▸ **Task description**
Output the material below unchanged, apart from leaving out the pictures.

[start Source data]

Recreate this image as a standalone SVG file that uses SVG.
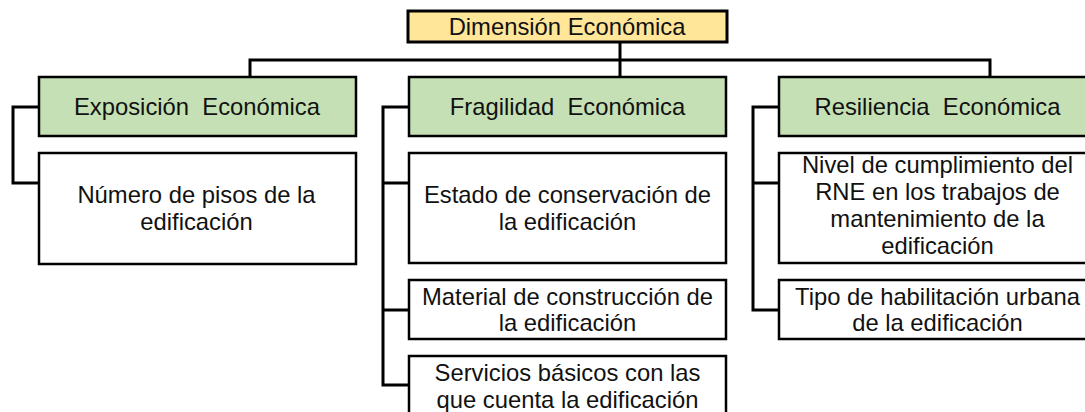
<svg xmlns="http://www.w3.org/2000/svg" width="1085" height="412" viewBox="0 0 1085 412">
<style>
.box{fill:#ffffff;stroke:#000;stroke-width:2.5}
.head{fill:#C5E0B4;stroke:#000;stroke-width:2.5}
.root{fill:#FFE699;stroke:#000;stroke-width:3}
.t{font-family:"Liberation Sans",Arial,sans-serif;font-size:23.8px;fill:#111;text-anchor:middle}
.c{fill:none;stroke:#000;stroke-width:3}
</style>
<rect width="1085" height="412" fill="#ffffff"/>
<g id="connectors">
<path class="c" d="M620,42 V77"/>
<path class="c" d="M250,77 V60 H990 V77"/>
<path class="c" d="M39,107 H13 V183 H39"/>
<path class="c" d="M409,107 H383 V385 H409 M383,183 H409 M383,310 H409"/>
<path class="c" d="M779,107 H753 V310 H779 M753,183 H779"/>
</g>
<g id="root">
<rect class="root" x="408" y="11" width="319" height="31"/>
<text class="t" x="567" y="34.5">Dimensión Económica</text>
</g>
<g id="exposicion">
<rect class="head" x="39" y="77" width="317" height="59"/>
<text class="t" x="197" y="114.5" xml:space="preserve">Exposición  Económica</text>
</g>
<g id="fragilidad">
<rect class="head" x="409" y="77" width="317" height="59"/>
<text class="t" x="567.5" y="114.5" xml:space="preserve">Fragilidad  Económica</text>
</g>
<g id="resiliencia">
<rect class="head" x="779" y="77" width="317" height="59"/>
<text class="t" x="937.5" y="114.5" xml:space="preserve">Resiliencia  Económica</text>
</g>
<g id="numero">
<rect class="box" x="39" y="153" width="317" height="111"/>
<text class="t" x="196.5" y="203">Número de pisos de la</text>
<text class="t" x="196.5" y="230">edificación</text>
</g>
<g id="estado">
<rect class="box" x="409" y="153" width="317" height="110"/>
<text class="t" x="567.5" y="203">Estado de conservación de</text>
<text class="t" x="567.5" y="230">la edificación</text>
</g>
<g id="material">
<rect class="box" x="409" y="280" width="317" height="59"/>
<text class="t" x="567.5" y="305">Material de construcción de</text>
<text class="t" x="567.5" y="331">la edificación</text>
</g>
<g id="servicios">
<rect class="box" x="409" y="356" width="317" height="70"/>
<text class="t" x="567.5" y="381">Servicios básicos con las</text>
<text class="t" x="567.5" y="408">que cuenta la edificación</text>
</g>
<g id="nivel">
<rect class="box" x="779" y="153" width="317" height="110"/>
<text class="t" x="937.5" y="173">Nivel de cumplimiento del</text>
<text class="t" x="937.5" y="200">RNE en los trabajos de</text>
<text class="t" x="937.5" y="227">mantenimiento de la</text>
<text class="t" x="937.5" y="254">edificación</text>
</g>
<g id="tipo">
<rect class="box" x="779" y="280" width="317" height="59"/>
<text class="t" x="937.5" y="305">Tipo de habilitación urbana</text>
<text class="t" x="937.5" y="331">de la edificación</text>
</g>
</svg>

[end Source data]

▸ **Solution to this problem**
Recreate this image as a standalone SVG file that uses SVG.
<svg xmlns="http://www.w3.org/2000/svg" width="1085" height="412" viewBox="0 0 1085 412">
<style>
.box{fill:#ffffff;stroke:#000;stroke-width:2.5}
.head{fill:#C5E0B4;stroke:#000;stroke-width:2.5}
.root{fill:#FFE699;stroke:#000;stroke-width:3}
.t{font-family:"Liberation Sans",Arial,sans-serif;font-size:23.8px;fill:#111;text-anchor:middle}
.c{fill:none;stroke:#000;stroke-width:3}
</style>
<rect width="1085" height="412" fill="#ffffff"/>
<g id="connectors">
<path class="c" d="M620,42 V77"/>
<path class="c" d="M250,77 V60 H990 V77"/>
<path class="c" d="M39,107 H13 V183 H39"/>
<path class="c" d="M409,107 H383 V385 H409 M383,183 H409 M383,310 H409"/>
<path class="c" d="M779,107 H753 V310 H779 M753,183 H779"/>
</g>
<g id="root">
<rect class="root" x="408" y="11" width="319" height="31"/>
<text class="t" x="567" y="34.5">Dimensión Económica</text>
</g>
<g id="exposicion">
<rect class="head" x="39" y="77" width="317" height="59"/>
<text class="t" x="197" y="114.5" xml:space="preserve">Exposición  Económica</text>
</g>
<g id="fragilidad">
<rect class="head" x="409" y="77" width="317" height="59"/>
<text class="t" x="567.5" y="114.5" xml:space="preserve">Fragilidad  Económica</text>
</g>
<g id="resiliencia">
<rect class="head" x="779" y="77" width="317" height="59"/>
<text class="t" x="937.5" y="114.5" xml:space="preserve">Resiliencia  Económica</text>
</g>
<g id="numero">
<rect class="box" x="39" y="153" width="317" height="111"/>
<text class="t" x="196.5" y="203">Número de pisos de la</text>
<text class="t" x="196.5" y="230">edificación</text>
</g>
<g id="estado">
<rect class="box" x="409" y="153" width="317" height="110"/>
<text class="t" x="567.5" y="203">Estado de conservación de</text>
<text class="t" x="567.5" y="230">la edificación</text>
</g>
<g id="material">
<rect class="box" x="409" y="280" width="317" height="59"/>
<text class="t" x="567.5" y="305">Material de construcción de</text>
<text class="t" x="567.5" y="331">la edificación</text>
</g>
<g id="servicios">
<rect class="box" x="409" y="356" width="317" height="70"/>
<text class="t" x="567.5" y="381">Servicios básicos con las</text>
<text class="t" x="567.5" y="408">que cuenta la edificación</text>
</g>
<g id="nivel">
<rect class="box" x="779" y="153" width="317" height="110"/>
<text class="t" x="937.5" y="173">Nivel de cumplimiento del</text>
<text class="t" x="937.5" y="200">RNE en los trabajos de</text>
<text class="t" x="937.5" y="227">mantenimiento de la</text>
<text class="t" x="937.5" y="254">edificación</text>
</g>
<g id="tipo">
<rect class="box" x="779" y="280" width="317" height="59"/>
<text class="t" x="937.5" y="305">Tipo de habilitación urbana</text>
<text class="t" x="937.5" y="331">de la edificación</text>
</g>
</svg>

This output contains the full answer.